This "Living in the moment" stuff has depth such that many books have been written on it. It is one of the premises of mindfulness meditation, and Buddhism thoroughly explores this.
The summary is that you will be more satisfied if you are not continuously ruminating on the past, or anxiously anticipating future problems, but instead focus on your immediate happiness. e.g. Right now you are comfortable, not in any pain and surrounded by interesting things. Enjoy this, and don't worry about some conversation you might be having later.
Living in the moment is somewhat counter to striving. It's hard (maybe impossible?) to be a builder and a creator without spending some time ruminating on the last and future.
I think it depends on whether you want to feel like a good person, or be a good person.

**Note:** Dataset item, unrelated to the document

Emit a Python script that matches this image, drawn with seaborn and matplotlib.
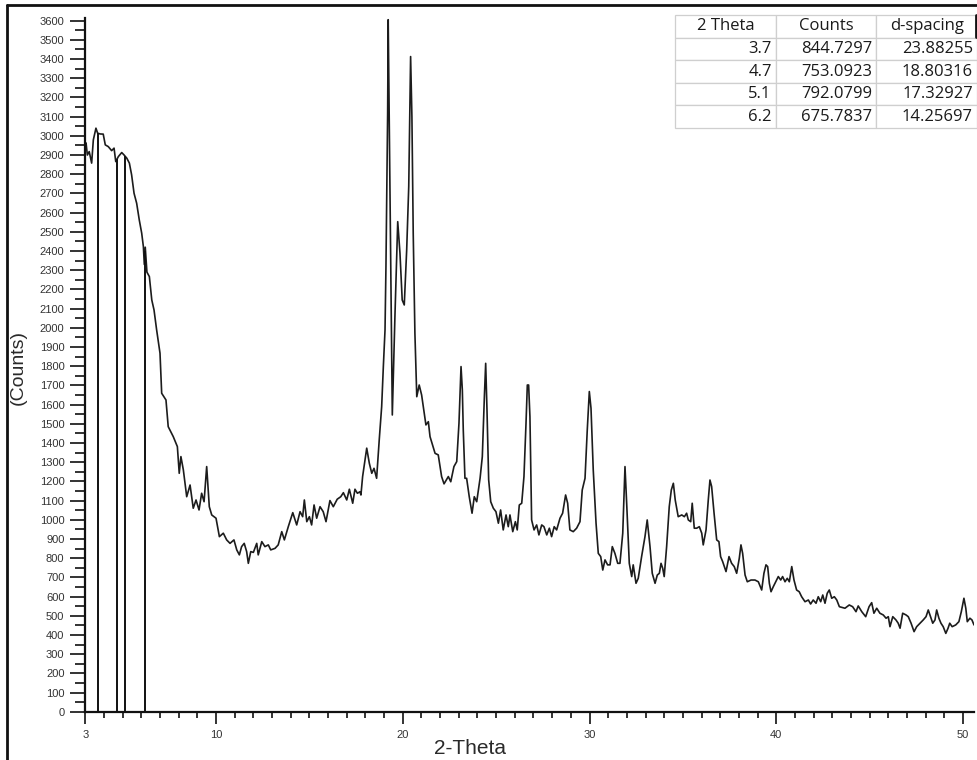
import numpy as np
import pandas as pd
import matplotlib
matplotlib.use("Agg")
import matplotlib.pyplot as plt
import seaborn as sns
from matplotlib.ticker import MultipleLocator, FixedLocator
from matplotlib.lines import Line2D

# Diffractogram: scan angle (2-Theta, degrees) and detector counts
two_theta = [
    3.00, 3.04, 3.11, 3.21, 3.34, 3.43, 3.57, 3.66, 3.79, 3.96, 4.07, 4.23, 4.41, 4.54,
    4.63, 4.77, 4.95, 5.07, 5.22, 5.36, 5.48, 5.61, 5.75, 5.89, 6.02, 6.11, 6.16, 6.21,
    6.30, 6.43, 6.56, 6.68, 6.82, 7.00, 7.09, 7.32, 7.44, 7.71, 7.93, 8.03, 8.12, 8.25,
    8.43, 8.61, 8.78, 8.93, 9.09, 9.23, 9.36, 9.50, 9.64, 9.77, 10.00, 10.18, 10.39,
    10.57, 10.75, 10.96, 11.11, 11.25, 11.37, 11.51, 11.64, 11.73, 11.86, 12.00, 12.18,
    12.26, 12.45, 12.62, 12.80, 12.93, 13.16, 13.33, 13.52, 13.66, 13.87, 14.11, 14.32,
    14.50, 14.64, 14.73, 14.86, 15.00, 15.12, 15.25, 15.39, 15.57, 15.74, 15.89, 16.10,
    16.28, 16.49, 16.68, 16.82, 17.00, 17.14, 17.32, 17.44, 17.57, 17.71, 17.76, 17.85,
    18.07, 18.21, 18.34, 18.46, 18.60, 18.74, 18.87, 18.96, 19.05, 19.10, 19.19, 19.22,
    19.32, 19.41, 19.44, 19.58, 19.73, 19.85, 19.97, 20.08, 20.21, 20.32, 20.42, 20.49,
    20.56, 20.65, 20.75, 20.88, 21.01, 21.24, 21.37, 21.46, 21.73, 21.90, 22.08, 22.21,
    22.44, 22.57, 22.74, 22.89, 23.01, 23.12, 23.19, 23.24, 23.33, 23.42, 23.56, 23.71,
    23.83, 23.96, 24.14, 24.26, 24.37, 24.44, 24.51, 24.60, 24.71, 24.85, 24.99, 25.12,
    25.24, 25.38, 25.53, 25.65, 25.74, 25.89, 26.03, 26.13, 26.24, 26.37, 26.49, 26.60,
    26.67, 26.74, 26.81, 26.90, 27.03, 27.17, 27.29, 27.44, 27.56, 27.71, 27.85, 27.97,
    28.11, 28.24, 28.42, 28.56, 28.72, 28.83, 28.95, 29.13, 29.31, 29.49, 29.61, 29.76,
    29.88, 29.99, 30.08, 30.20, 30.35, 30.47, 30.60, 30.71, 30.83, 30.97, 31.10, 31.22,
    31.36, 31.51, 31.63, 31.78, 31.90, 31.99, 32.13, 32.26, 32.34, 32.49, 32.61, 32.79,
    32.97, 33.09, 33.24, 33.36, 33.51, 33.63, 33.74, 33.83, 33.92, 34.00, 34.13, 34.27,
    34.38, 34.49, 34.59, 34.75, 34.94, 35.08, 35.20, 35.29, 35.42, 35.50, 35.61, 35.74,
    35.88, 36.01, 36.09, 36.24, 36.36, 36.45, 36.54, 36.67, 36.81, 36.93, 37.02, 37.13,
    37.31, 37.47, 37.61, 37.75, 37.88, 38.02, 38.11, 38.20, 38.33, 38.45, 38.65, 38.86,
    39.04, 39.22, 39.34, 39.45, 39.54, 39.63, 39.72, 39.84, 39.97, 40.11, 40.24, 40.34,
    40.47, 40.59, 40.70, 40.83, 40.95, 41.09, 41.23, 41.36, 41.54, 41.72, 41.84, 41.98,
    42.13, 42.25, 42.38, 42.49, 42.61, 42.73, 42.84, 42.97, 43.11, 43.24, 43.38, 43.68,
    43.91, 44.09, 44.27, 44.39, 44.58, 44.79, 44.97, 45.11, 45.23, 45.38, 45.55, 45.73,
    45.88, 46.00, 46.09, 46.24, 46.41, 46.53, 46.63, 46.77, 46.95, 47.07, 47.22, 47.38,
    47.52, 47.70, 47.87, 48.02, 48.14, 48.23, 48.38, 48.50, 48.59, 48.71, 48.82, 48.94,
    49.08, 49.20, 49.29, 49.42, 49.61, 49.78, 49.91, 50.05, 50.15, 50.23, 50.37, 50.48,
    50.59,
]
counts = [
    2960, 2963, 2900, 2918, 2858, 2979, 3040, 3014, 3010, 3009, 2953, 2944, 2923, 2936,
    2866, 2892, 2913, 2901, 2884, 2858, 2797, 2701, 2649, 2562, 2493, 2423, 2330, 2420,
    2290, 2267, 2145, 2093, 1989, 1868, 1659, 1624, 1485, 1433, 1381, 1242, 1329, 1260,
    1120, 1181, 1060, 1103, 1051, 1138, 1094, 1277, 1068, 1025, 1008, 912, 930,
    895, 877, 895, 843, 817, 860, 877, 834, 773, 834, 830, 877,
    817, 886, 860, 869, 843, 851, 869, 938, 895, 964, 1037, 973,
    1042, 1016, 1103, 990, 1016, 973, 1077, 1008, 1068, 1042, 990, 1100,
    1068, 1107, 1120, 1141, 1103, 1159, 1086, 1159, 1138, 1146, 1129, 1225,
    1373, 1294, 1242, 1268, 1216, 1416, 1589, 1798, 1989, 2319, 3118, 3605,
    2667, 1798, 1546, 2058, 2553, 2389, 2145, 2119, 2406, 2736, 3413, 3100,
    2493, 1972, 1641, 1702, 1650, 1494, 1511, 1433, 1346, 1338, 1225, 1187,
    1225, 1198, 1277, 1303, 1503, 1798, 1676, 1468, 1216, 1216, 1120, 1034,
    1120, 1094, 1216, 1329, 1641, 1815, 1572, 1208, 1094, 1060, 1042, 982,
    1051, 947, 1025, 964, 1025, 938, 990, 947, 1077, 1086, 1225, 1503,
    1702, 1702, 1537, 999, 947, 973, 921, 973, 964, 921, 956, 912,
    964, 947, 1008, 1034, 1129, 1086, 947, 938, 956, 990, 1155, 1216,
    1468, 1668, 1581, 1260, 982, 825, 808, 738, 791, 765, 765, 860,
    825, 773, 773, 930, 1277, 1086, 773, 704, 765, 669, 695, 808,
    912, 999, 860, 721, 669, 712, 721, 773, 747, 704, 860, 1068,
    1155, 1190, 1103, 1016, 1025, 1016, 1034, 999, 990, 1086, 956, 956,
    964, 930, 869, 947, 1103, 1207, 1173, 1034, 895, 886, 808, 782,
    730, 808, 773, 756, 721, 799, 869, 825, 712, 677, 686, 686,
    677, 634, 721, 765, 756, 669, 625, 651, 677, 704, 686, 704,
    677, 695, 677, 756, 686, 634, 625, 599, 573, 582, 561, 582,
    565, 599, 573, 608, 565, 617, 634, 591, 599, 582, 547, 539,
    556, 547, 521, 551, 521, 495, 547, 568, 513, 539, 513, 504,
    487, 495, 443, 495, 478, 461, 435, 513, 504, 495, 461, 417,
    443, 461, 478, 495, 530, 504, 461, 478, 530, 487, 461, 443,
    408, 435, 461, 443, 452, 469, 521, 591, 539, 469, 487, 478,
    452,
]

# Peak search results
peak_two_theta = [3.7, 4.7, 5.1, 6.2]
peak_counts = [844.7297, 753.0923, 792.0799, 675.7837]
peak_d_spacing = [23.88255, 18.80316, 17.32927, 14.25697]
table_header = ["2 Theta", "Counts", "d-spacing"]

x_major_ticks = [3, 10, 20, 30, 40, 50]

W, H = 977, 760

sns.set_theme(style="white")
plt.rcParams["font.family"] = ["Liberation Sans", "DejaVu Sans"]

fig = plt.figure(figsize=(W / 100, H / 100), dpi=100)
fig.patch.set_facecolor("white")

# Main plotting area (pixel box -> figure fraction)
x0, x1 = 85.3, 974.2
y_top, y_bot = 18.0, 711.7
ax = fig.add_axes([x0 / W, 1 - y_bot / H, (x1 - x0) / W, (y_bot - y_top) / H])
ax.set_facecolor("white")

df = pd.DataFrame({"2-Theta": two_theta, "Counts": counts})
sns.lineplot(data=df, x="2-Theta", y="Counts", ax=ax, color="#1c1c1c",
             linewidth=1.2, sort=False, estimator=None)

# Drop lines from the baseline up to the pattern at each listed peak
peak_tops = np.interp(peak_two_theta, two_theta, counts)
ax.vlines(peak_two_theta, 0, peak_tops, color="#111111", linewidth=1.4)

ax.set_xlim(3, 50.6)
ax.set_ylim(0, 3614)

for side in ["top", "right"]:
    ax.spines[side].set_visible(False)
for side in ["left", "bottom"]:
    ax.spines[side].set_color("#111111")
    ax.spines[side].set_linewidth(1.6)

ax.xaxis.set_major_locator(FixedLocator(x_major_ticks))
ax.xaxis.set_minor_locator(MultipleLocator(1))
ax.yaxis.set_major_locator(MultipleLocator(100))
ax.yaxis.set_minor_locator(MultipleLocator(50))
ax.set_xticklabels([str(t) for t in x_major_ticks])

ax.tick_params(axis="y", which="major", direction="out", length=10.5, width=1.2,
               color="#111111", labelsize=8, labelcolor="#333333", pad=4.5, left=True)
ax.tick_params(axis="y", which="minor", direction="out", length=7, width=1.2,
               color="#111111", left=True)
ax.tick_params(axis="x", which="major", direction="out", length=8.5, width=1.2,
               color="#111111", labelsize=8, labelcolor="#333333", pad=5, bottom=True)
ax.tick_params(axis="x", which="minor", direction="out", length=4.5, width=1.2,
               color="#111111", bottom=True)

ax.set_xlabel("")
ax.set_ylabel("")
fig.text(18 / W, 1 - 368 / H, "(Counts)", rotation=90, ha="center", va="center",
         fontsize=14, color="#2a2a2a")
fig.text(470 / W, 1 - 748 / H, "2-Theta", ha="center", va="center",
         fontsize=15, color="#2a2a2a")

# Peak table in the upper right corner
tx0, tx1, ty0, ty1 = 675, 977, 15, 128
tax = fig.add_axes([tx0 / W, 1 - ty1 / H, (tx1 - tx0) / W, (ty1 - ty0) / H])
tax.axis("off")
cell_text = [[str(a), str(b), str(c)]
             for a, b, c in zip(peak_two_theta, peak_counts, peak_d_spacing)]
tbl = tax.table(cellText=[table_header] + cell_text, bbox=[0, 0, 1, 1],
                cellLoc="right", edges="closed")
tbl.auto_set_font_size(False)
for (r, c), cell in tbl.get_celld().items():
    cell.set_edgecolor("#cfcfcf")
    cell.set_linewidth(0.9)
    cell.set_facecolor("white")
    txt = cell.get_text()
    txt.set_fontsize(12)
    txt.set_fontfamily(["Open Sans", "DejaVu Sans"])
    txt.set_color("#1a1a1a")
    if r == 0:
        txt.set_horizontalalignment("center")
        cell.PAD = 0.0
    else:
        cell.PAD = 0.04

# Frame lines around the picture and the selected header cell edge
frame_kw = dict(transform=fig.transFigure, color="#111111", linewidth=2.0)
fig.add_artist(Line2D([7 / W, 7 / W], [0, 1 - 5 / H], **frame_kw))
fig.add_artist(Line2D([7 / W, 1.0], [1 - 5 / H, 1 - 5 / H], **frame_kw))
fig.add_artist(Line2D([975.5 / W, 975.5 / W], [1 - 15 / H, 1 - 37 / H], **frame_kw))

fig.savefig("out.png", dpi=100, facecolor="white")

Living in the moment lets you feel better, because there's less to consider. Constantly examining yourself and those around you allows you to better react to those surroundings (even if some people don't act on it for various reasons, one of which might be getting too caught up in the examining and never doing).
Like literally every single thing in life I can think of, the truth is likely that moderation is key, as too much to either end of the spectrum is problematic.
This is definitely not true, at least most people don't experience it this way once they learn meditation/mindfulness/etc.
What happens instead is that if you are in the moment, you can much more easily see and feel which things actually exist in the current moment for you to consider, and to actually react to those surroundings that actually matter, instead of those that have been served up by the internal dialog which is based usually on worries, fears, ego beliefs etc.
Living in the moment does not make you live like an animal. It makes you appreciate and focus on that which truly matters for you, instead of distractions that a constantly thiking mind always throws at you and makes you feel like everything is says matters and is very important.
Those things that are truly worth considering, already exist in the moment. If you have a real need or want to do something today - it will be in the moment and it will present itself. It is a total nonsense that a person "living in the moment" can never complete any complicated task, accomplish a complicated goal or plan for the future when that is required. - And that is being a good person, not simply "feeling like one".
I would argue that perhaps your idea of living in the moment is more like mostly living in the moment. To truly live fully in the moment would be to react to stimuli as they were encountered, wouldn't it? If so, then to truly live in the moment would be to ignore most the ramifications of what you say or did, beyond what you could internalize, as to act without forethought is to strip away all we do to try to tame our less desired instincts.
That is what I tries to express by talking about moderation before. At one extreme you have what I outlined above, and at the other you have the person who always seems absent minded because they are always thinking about something else, and are rarely if ever giving their full attention to what's going on in front of them and around them.
I think when most people say you should "live in the moment" they are actually espousing moving that direction on the spectrum, which can be beneficial, even if reaching the end of the spectrum likely isn't. The point of all this is that being more mindful of your surroundings and living in the moment is probably useful most the time, until it isn't, because you've gone too far, where too far depends on the location, company, and circumstances, so there's no real "correct" answer.
The reason I even broached this is because it was already alluded to in this exact same thread, with:
I think it's a question of balance. I was too far on the side of not living in the moment, and spending lots of time on what-if scenarios. I think that I might have veered too far to the other extreme now, and my capacity for empathy is suffering a little.
I can relate to that in some respects, even if only for aspects of my personality. In letting go of always being too overly concerned with exactly how I was perceived and interpreted when I was you to being able to let some of that go later in life, I noticed times where my not making sure to explain myself in extra detail probably left people thinking I was dismissive of their concerns (and there are probably plenty of times where I don't realize I was dismissive of their concerns, and I'm willing to bet that's more often now than in the past).
If it is 10AM and I need to plan for my meeting at 3PM, and I need to consider the needs of the person I am going to meet - all of these details exist in my mind "in the moment". I can use those stimuli in the moment to plan out everything I need, in the moment. Even though I plan something in the future, I move those plans in my mind which exist there as a moment, as images or words or etc.
Once you start practicing mindfulness or meditation, you very easily see these distinctions. Yes, there is a way to use those concepts in a literal sense in which "in the moment" would mean that you can never consider anything else than your immediate surroundings. However most spiritual teachings or meditation retreats or people who say that this thing has helped them in their life, mean it in a more practical way.
Perhaps "being in the moment" is not the best phrase to really explain what they mean here and there is a lot of space for confusion and misunderstanding. But it is just the phrase that they usually use.
I think that this is a false trade-off. Being "in the moment", or "present" doesn't mean turning off your brain and not planning for the future. It is possible to be present while you are planning for the future.
This amounts to, when planning, not being overly invested in emotionally anticipating the outcome of your plans. (Both good or bad, as anticipating the good will hurt your ego when the plan fails, and dreading the bad will hurt you now.)
I can comment on this for my wife who suffers from anxiety.
She is very good at planning because she needs to feel in control all the time. You are right that when things don't go as planned and the pressure ramps up she loses her control and makes poor decisions or no decision at all.
It's interesting to me as I am on the opposite side for most of the time.